Other bloggers have questioned the value of such an event. It is true that two days of limited traffic-free routes a year is no substitute for proper infrastructure. However I'm quite confident that sport-cycling does convert into commuting and utility cycling (and vice-versa), helps rescue cycling from a "wierdy-beardy knit-your-own-hummus" image and ultimately helps generate favourable political winds for cycling. However, a festival such as Ride London needs to get it right.
Ride London consists of four events. The first is the "Freecycle". This is basically indistinguishable from what was known as the Skyride and before that Hovis Freeride. (They'll run out of names soon.) It's a short circuit in central London, free of motor traffic, but absolutely chock-a-block with cyclists. If you're unlucky and the weather is fine, it's ridiculously busy. Iit is painfully slow, but also quite dangerous, as there are lots of kids weaving around. If you've been on one, this will sound familiar. It's nice to experience London free of motor traffic, but that apart, it's one of the least pleasant rides I've ever been on. Also, no roads are closed apart from the central circuit, so to get there and back you'll be going through less lovely experiences like Victoria or the Vauxhall Gyratory or the Millbank Roundabout, just to give a contrast and remind you what cycling in London is really like. This is the Disneyfication of cycling: an enclosed, controlled area in which there are crowds of happy kids, crowds of less happy parents, nothing is real, the rides aren't too scary, and you're reminded that (feel free to sing along)
somewhere over the rainbow there's a land that I heard of once in a video:
where bike safety counts for more than traffic flow.
The second Ride London event is the Ride London 100. This is a Sportive-style event on a 100km closed-road circuit. Sounds great eh? There are just three catches. The first is the event is limited to 20,000 riders. "It is anticipated that the event will be over-subscribed and that a ballot will be held to allocate places in the event," says the website. The second is the £48 entry fee although you may get a free entry if you raise minimum sponsorship for a charity. Now there is nothing wrong with charity fundraising, but why, in an event that should be encouraging more people to ride bikes, are these barriers to entry being put up? For less than £48 you could join a club like Kingston Wheelers or London Dynamo and get a year's cycling, instead of just a day's. And you won't be queueing up behind 20,000 other cyclists at every hill. Unless I miss my guess, 20,000 sounds far too many for a sportive, and it risks turning into something like the London to Brighton. But if it's a cycling carnival rather than an endurance challenge, why charge £48 and why restrict the numbers at all?

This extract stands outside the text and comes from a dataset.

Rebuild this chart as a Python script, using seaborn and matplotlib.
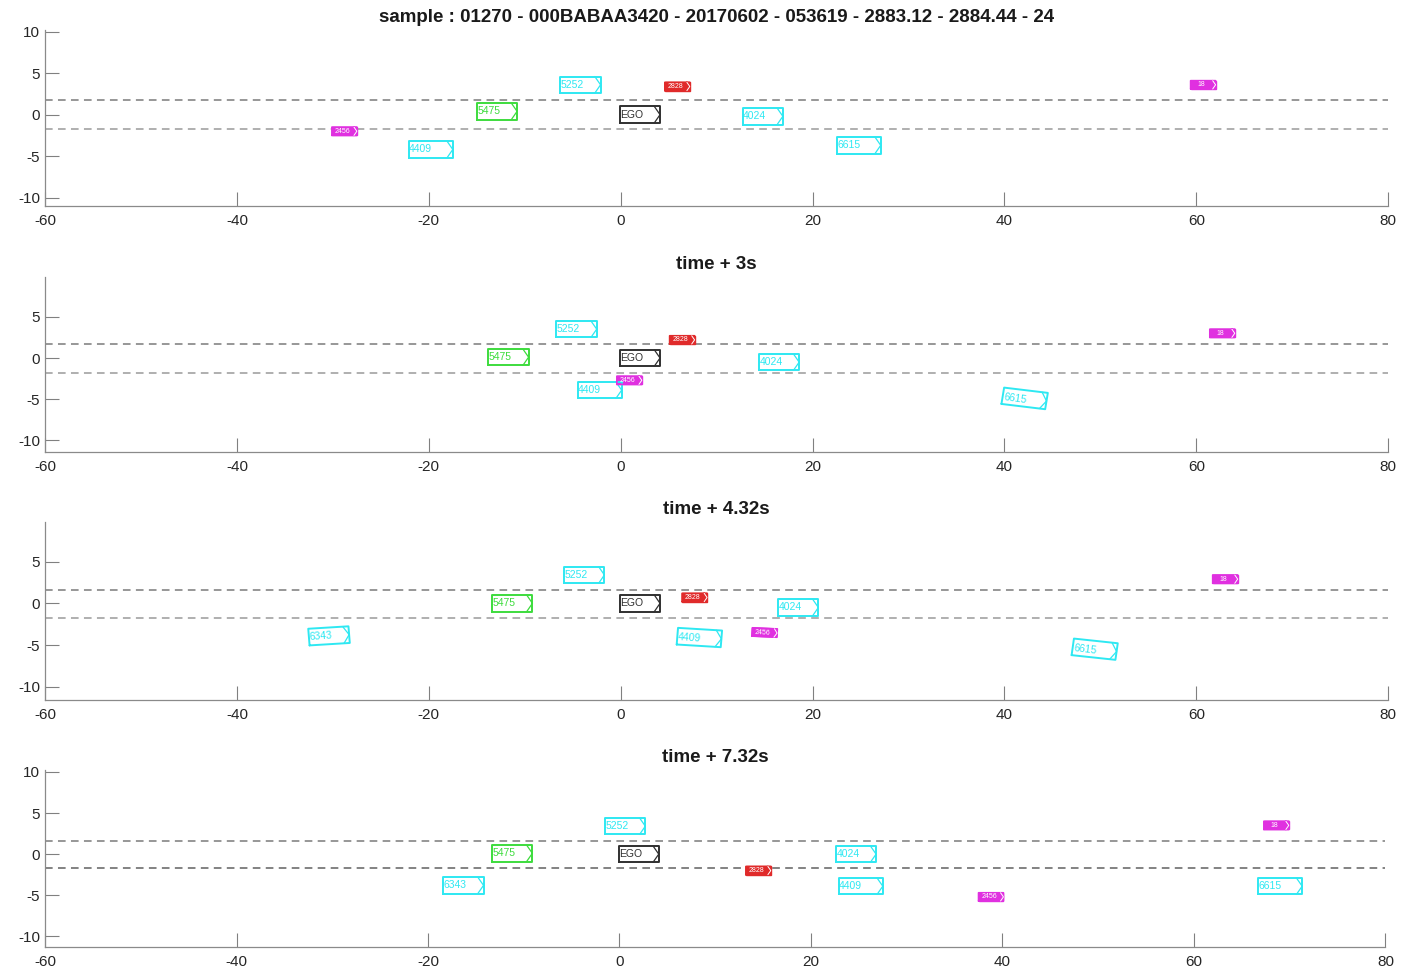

The third catch is: you may have to start the event at 6:00AM - which for a lot of people will mean getting up at 4:00AM. This is only necessary because they are trying to cram the Ride London Classic race on the same course on the same day.
To complete the Ride London programme, there is a 'Classic' professional one-day race run on the same circuit as the Ride London 100, and in addition criterium racing which will "showcase the Olympic cyclists of the future at a series of junior
events, celebrate the capital’s Paralympic legacy with hand-cycle racing
and offer a superb opportunity to witness and support professional
women’s cycle racing". Sounds great - although the problem with a 1.3-mile criterium circuit is it won't have much room for spectators.
In summary, it is certainly a lot better than nothing, and it's more ambitious than the old Skyride. I'm sure it will attract lots of people and be a success. But it could be a whole lot better. It is more like preaching to the converted than evangelising. That's because Freecycle needs to address the problems of actually getting to the centre of London: most parents will be wary of letting their kids make the journey into town even with a led ride. The solution (of course) is to have permanent low-traffic/segregated routes that could be used by commuters as well as for a once-yearly event. Also the Freecycle circuit needs to be a lot bigger than it is, to reduce the sardine-tin feel. To that extent, it would make more sense to open the Ride London 100 route to all cyclists.